EEG aided boosting of single-lead ECG based sleep staging with Deep Knowledge Distillation
This work addresses the need for more convenient and accessible sleep monitoring by enhancing ECG-based methods, though it is incremental as it builds on existing knowledge distillation techniques.
The paper tackled the problem of improving single-lead ECG-based sleep staging, which is less accurate than EEG-based methods, by proposing a cross-modality knowledge distillation framework that transfers knowledge from EEG to ECG models, resulting in improvements of 13.40% and 14.30% in weighted-F1-scores for 3-class and 4-class classifications, respectively.

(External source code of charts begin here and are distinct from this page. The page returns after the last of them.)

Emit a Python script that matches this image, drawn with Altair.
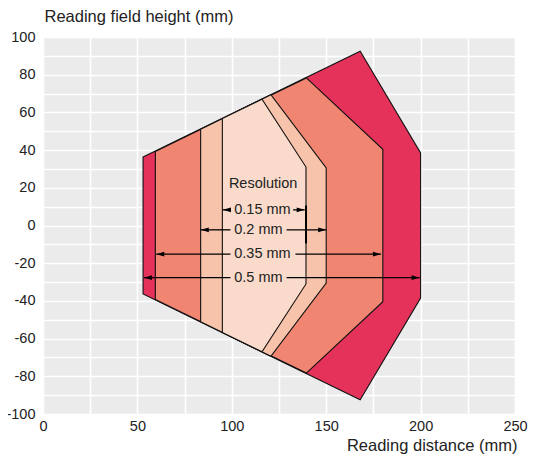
import altair as alt
import pandas as pd

# Reading field zones (outer to inner), symmetric about y = 0
zone_names = ["0.5 mm", "0.35 mm", "0.2 mm", "0.15 mm"]
zone_colors = ["#E5325A", "#F08672", "#F8C3AB", "#FADBCB"]
zone_x = [[53, 168, 200], [59.5, 139.5, 180], [83.5, 120.7, 150], [95, 116, 139.3]]
zone_top = [[36.3, 92.5, 38.5], [39.2, 78.3, 40.4], [51, 69.4, 30.5], [56.7, 67, 31]]

# Resolution arrows
res_labels = ["0.15 mm", "0.2 mm", "0.35 mm", "0.5 mm"]
arrow_y = [8.3, -2.3, -15.2, -27.7]
arrow_left = [95.3, 83.6, 60.0, 53.5]
arrow_right = [138.6, 150, 179, 199.5]
gap_left = [99.3, 99.3, 99.3, 99.3]
gap_right = [132.5, 129, 133.7, 129]
label_x = [101.3, 101.3, 101.3, 101.3]

title_text = ["Resolution"]
title_x = [116.6]
title_y = [22.1]

marker_x = [139.3]
marker_y = [10.6]
marker_y2 = [-9.5]

x_ticks = list(range(0, 251, 25))
y_ticks = list(range(-100, 101, 10))

FONT = "Liberation Sans"
W = 472

xaxis = alt.Axis(values=x_ticks, labelExpr="datum.value % 50 == 0 ? '' + datum.value : ''",
                 title="Reading distance (mm)", titleAlign="right", titleX=W + 2, titleY=36,
                 titleBaseline="alphabetic", labelPadding=5, labelFlush=False)
yaxis = alt.Axis(values=y_ticks, labelExpr="datum.value % 20 == 0 ? '' + datum.value : ''",
                 title="Reading field height (mm)", titleAngle=0, titleAlign="left", titleX=1,
                 titleY=-15.5, titleBaseline="alphabetic", labelPadding=8)
xscale = alt.Scale(domain=[0, 250], nice=False, zero=False)
yscale = alt.Scale(domain=[-100, 100], nice=False, zero=False)


def X(f):
    return alt.X(f, type="quantitative", scale=xscale, axis=xaxis)


def Y(f):
    return alt.Y(f, type="quantitative", scale=yscale, axis=yaxis)


layers = []
for name, col, xs, ts in zip(zone_names, zone_colors, zone_x, zone_top):
    d = pd.DataFrame({"x": xs, "top": ts})
    d["bottom"] = -d["top"]
    layers.append(
        alt.Chart(d).mark_area(color=col, fillOpacity=1, stroke="#111", strokeWidth=1.1)
        .encode(x=X("x"), y=Y("top"), y2="bottom")
    )

arr = pd.DataFrame({"label": res_labels, "y": arrow_y, "xl": arrow_left, "xr": arrow_right,
                    "gl": gap_left, "gr": gap_right, "lx": label_x})

seg_left = alt.Chart(arr).mark_rule(color="black", strokeWidth=1.3).encode(
    x=X("xl"), x2="gl", y=Y("y"))
seg_right = alt.Chart(arr).mark_rule(color="black", strokeWidth=1.3).encode(
    x=X("gr"), x2="xr", y=Y("y"))
head_left = alt.Chart(arr).mark_point(shape="M0,0L2,-0.6L2,0.6Z", size=64, filled=True,
                                      color="black", opacity=1, strokeWidth=0).encode(
    x=X("xl"), y=Y("y"))
head_right = alt.Chart(arr).mark_point(shape="M0,0L-2,-0.6L-2,0.6Z", size=64, filled=True,
                                       color="black", opacity=1, strokeWidth=0).encode(
    x=X("xr"), y=Y("y"))
labels = alt.Chart(arr).mark_text(align="left", baseline="middle", font=FONT, fontSize=14.5,
                                  color="#222").encode(x=X("lx"), y=Y("y"), text="label")

tdf = pd.DataFrame({"t": title_text, "x": title_x, "y": title_y})
res_title = alt.Chart(tdf).mark_text(align="center", baseline="middle", font=FONT, fontSize=14.5,
                                     color="#222").encode(x=X("x"), y=Y("y"), text="t")

mdf = pd.DataFrame({"x": marker_x, "y": marker_y, "y2": marker_y2})
marker = alt.Chart(mdf).mark_rule(color="black", strokeWidth=2).encode(x=X("x"), y=Y("y"), y2="y2")

chart = alt.layer(*layers, seg_left, seg_right, head_left, head_right, labels, res_title, marker).properties(
    width=W, height=377,
    autosize=alt.AutoSizeParams(type="none"),
    padding={"left": 35, "top": 29, "right": 14, "bottom": 41},
).configure_view(fill="#EBEBEB", stroke=None).configure_axis(
    grid=True, gridColor="white", gridWidth=1.6, domain=False, ticks=False,
    labelFont=FONT, labelFontSize=14.5, labelColor="#222",
    titleFont=FONT, titleFontSize=16.5, titleFontWeight="normal", titleColor="#222",
)

chart.save("out.html", embed_options={"renderer": "svg", "actions": False})
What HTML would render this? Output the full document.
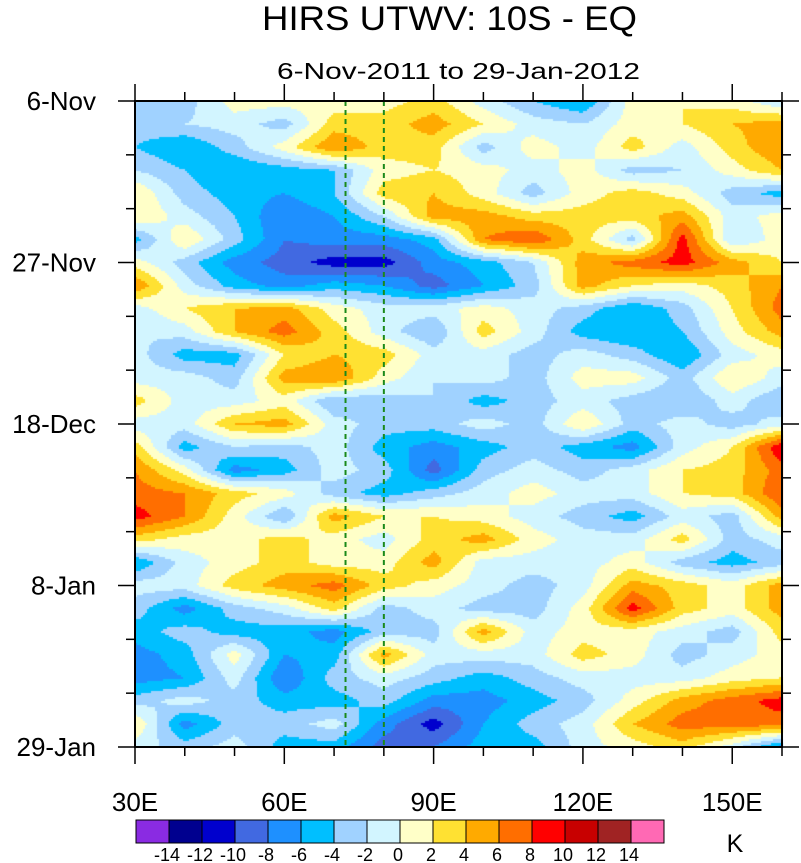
<!DOCTYPE html>
<html><head><meta charset="utf-8"><style>
body{margin:0;background:#fff;font-family:"Liberation Sans",sans-serif;}
#wrap{position:relative;width:801px;height:863px;overflow:hidden;}
canvas{position:absolute;left:0;top:0}
</style></head><body>
<div id="wrap">
<canvas id="heat" width="801" height="863"></canvas>
<svg id="ov" width="801" height="863" style="position:absolute;left:0;top:0">
<text x="262" y="30" font-size="34" textLength="375" lengthAdjust="spacingAndGlyphs">HIRS UTWV: 10S - EQ</text>
<text x="277" y="79" font-size="23" textLength="363" lengthAdjust="spacingAndGlyphs">6-Nov-2011 to 29-Jan-2012</text>
<text x="735" y="852" font-size="25" text-anchor="middle">K</text>
</svg>
</div>
<script>
const lons=[30,40,50,60,70,80,90,100,110,120,130,140,150,160];
const days=[0,3,6,9,12,15,18,21,24,27,30,33,36,39,42,45,48,51,54,57,60,63,66,69,72,75,78,81,84];
const vals=[
[-2,-3,1,1,1,1,3,-1,-4,-6,1,2,1,-2],
[-3,-2,-1,-3,3,3,5,2,-1,-2,1,2,4,5],
[-4,-6,-3,1,6,3,3,-3,1,-1,3,-1,3,6],
[-2,-4,-6,-5,-4,1,2,1,-1,1,-3,-2,1,4],
[2,-3,-5,-6,-4,3,4,1,-3,1,3,1,-3,-5],
[2,-1,-4,-8,-6,-2,5,5,3,3,3,5,-1,1],
[-5,2,-3,-8,-7,-7,-5,6,8,3,-3,9,-2,1],
[1,-3,-7,-9,-11,-11,-7,-5,-2,5,7,9,5,2],
[6,-1,-5,-7,-5,-6,-9,-6,-3,5,2,1,3,6],
[-1,2,4,5,1,-1,-1,1,-1,-3,-6,-3,2,7],
[-2,-1,4,7,3,-1,-4,3,-1,-5,-6,-4,1,5],
[-1,-5,-5,2,4,3,-1,-1,-3,-1,-3,-6,-1,1],
[-1,-1,-3,5,6,1,-2,-1,-3,1,1,-3,2,-1],
[3,-1,-1,1,-4,-3,-2,-5,-3,-1,-3,-4,-1,-4],
[-1,-1,4,5,-1,-3,-3,-1,-3,2,-3,-1,-3,-1],
[3,-5,-2,-3,-1,-5,-7,-5,-3,-5,-7,-1,2,10],
[6,1,-7,-5,-1,-3,-9,-3,-1,-3,-1,2,3,7],
[7,6,3,1,-3,-5,-3,-1,1,-1,-1,2,3,8],
[9,6,1,-4,5,2,2,1,-1,-3,-5,-1,-3,5],
[3,1,1,3,1,-1,3,5,1,-1,-1,3,-3,-1],
[-6,-1,1,3,1,1,5,-1,-1,-1,1,-3,-5,-3],
[-1,-1,3,5,7,3,1,-1,-3,-1,5,3,1,5],
[-3,-7,-3,-1,3,-3,-1,-3,-3,1,9,3,1,5],
[-5,-3,-5,-5,-7,-3,-3,5,-1,1,1,-1,-3,3],
[-7,-5,1,-6,-5,5,-1,-1,-1,3,1,-3,-1,1],
[-7,-6,-1,-8,-3,-1,-3,-5,-3,-1,-1,-1,1,2],
[-3,-1,-3,-5,-5,-3,-7,-7,-5,-3,1,5,7,9],
[2,-7,-3,-3,-1,-7,-11,-6,-3,-1,4,7,7,7],
[-1,-3,-1,-5,-5,-9,-8,-5,-5,-1,1,3,-1,-7]
];
const levels=[-14,-12,-10,-8,-6,-4,-2,0,2,4,6,8,10,12,14];
const levelLabels=["-14","-12","-10","-8","-6","-4","-2","0","2","4","6","8","10","12","14"];
const colors=["#8a2be2","#00008f","#0000cd","#4169e1","#1e90ff","#00bfff","#a0d2ff","#d2f5ff","#ffffc8","#ffe132","#ffaa00","#ff6e00","#ff0000","#c80000","#a02323","#ff69b4"];
const dashLons=[72.3,80];
const xTicksMajor=[30,60,90,120,150];
const xLabels=["30E","60E","90E","120E","150E"];
const yTickDays=[0,7,14,21,28,35,42,49,56,63,70,77,84];
const yLabelDays=[0,21,42,63,84];
const yLabels=["6-Nov","27-Nov","18-Dec","8-Jan","29-Jan"];

const L=135,R=782,T=101,B=747;
const xs=lon=>L+(lon-30)/(160-30)*(R-L);
const ys=d=>T+d/84*(B-T);
function colorFor(v){let i=0;while(i<levels.length&&v>=levels[i])i++;return colors[i];}
function sample(lon,d){
  let i=0;while(i<lons.length-2&&lon>lons[i+1])i++;
  let j=0;while(j<days.length-2&&d>days[j+1])j++;
  const fx=Math.min(1,Math.max(0,(lon-lons[i])/(lons[i+1]-lons[i])));
  const fy=Math.min(1,Math.max(0,(d-days[j])/(days[j+1]-days[j])));
  const a=vals[j][i],b=vals[j][i+1],c=vals[j+1][i],e=vals[j+1][i+1];
  return a*(1-fx)*(1-fy)+b*fx*(1-fy)+c*(1-fx)*fy+e*fx*fy;
}
const ctx=document.getElementById('heat').getContext('2d');
const st=2;
for(let py=T;py<B;py+=st){for(let px=L;px<R;px+=st){
  const lon=30+(px+st/2-L)/(R-L)*130, d=(py+st/2-T)/(B-T)*84;
  ctx.fillStyle=colorFor(sample(lon,d));ctx.fillRect(px,py,st,st);
}}
const NS='http://www.w3.org/2000/svg';
const ov=document.getElementById('ov');
function mk(tag,at,txt){const e=document.createElementNS(NS,tag);for(const k in at)e.setAttribute(k,at[k]);if(txt!==undefined)e.textContent=txt;ov.appendChild(e);return e;}
dashLons.forEach(lon=>{const e=mk('line',{x1:xs(lon),x2:xs(lon),y1:T,y2:B,stroke:'#1a8a1a','stroke-width':2,'stroke-dasharray':'5,4'});

});
const fr=mk('rect',{x:L,y:T,width:R-L,height:B-T,fill:'none',stroke:'#000','stroke-width':2});


for(let lon=30;lon<=160;lon+=10){const maj=xTicksMajor.includes(lon);const len=maj?17:9;
  [[B,B+len],[T,T-len]].forEach(p=>{const e=mk('line',{x1:xs(lon),x2:xs(lon),y1:p[0],y2:p[1],stroke:'#000','stroke-width':1.5});
  
  });}
xTicksMajor.forEach((lon,i)=>{const e=mk('text',{x:xs(lon),y:811,'font-size':26,'text-anchor':'middle'},xLabels[i]);

});
yTickDays.forEach(d=>{const maj=yLabelDays.includes(d);const len=maj?17:9;
  [[L,L-len],[R,R+len]].forEach(p=>{const e=mk('line',{x1:p[0],x2:p[1],y1:ys(d),y2:ys(d),stroke:'#000','stroke-width':1.5});
  
  });});
yLabelDays.forEach((d,i)=>{const e=mk('text',{x:96,y:ys(d)+9,'font-size':26,'text-anchor':'end'},yLabels[i]);

});
const cbL=136,cbW=33,cbT=820,cbH=23;
colors.forEach((c,i)=>{const e=mk('rect',{x:cbL+i*cbW,y:cbT,width:cbW,height:cbH,fill:c,stroke:'#000','stroke-width':1});

});
levelLabels.forEach((t,i)=>{const e=mk('text',{x:cbL+(i+1)*cbW-2,y:861,'font-size':18,'text-anchor':'middle'},t);

});
</script>
</body></html>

An electroencephalogram (EEG) signal is currently accepted as a standard for automatic sleep staging. Lately, Near-human accuracy in automated sleep staging has been achievable by Deep Learning (DL) based approaches, enabling multi-fold progress in this area. However, An extensive and expensive clinical setup is required for EEG based sleep staging. Additionally, the EEG setup being obtrusive in nature and requiring an expert for setup adds to the inconvenience of the subject under study, making it adverse in the point of care setting. An unobtrusive and more suitable alternative to EEG is Electrocardiogram (ECG). Unsurprisingly, compared to EEG in sleep staging, its performance remains sub-par. In order to take advantage of both the modalities, transferring knowledge from EEG to ECG is a reasonable approach, ultimately boosting the performance of ECG based sleep staging. Knowledge Distillation (KD) is a promising notion in DL that shares knowledge from a superior performing but usually more complex teacher model to an inferior but compact student model. Building upon this concept, a cross-modality KD framework assisting features learned through models trained on EEG to improve ECG-based sleep staging performance is proposed. Additionally, to better understand the distillation approach, extensive experimentation on the independent modules of the proposed model was conducted. Montreal Archive of Sleep Studies (MASS) dataset consisting of 200 subjects was utilized for this study. The results from the proposed model for weighted-F1-score in 3-class and 4-class sleep staging showed a 13.40 \% and 14.30 \% improvement, respectively. This study demonstrates the feasibility of KD for single-channel ECG based sleep staging's performance enhancement in 3-class (W-R-N) and 4-class (W-R-L-D) classification.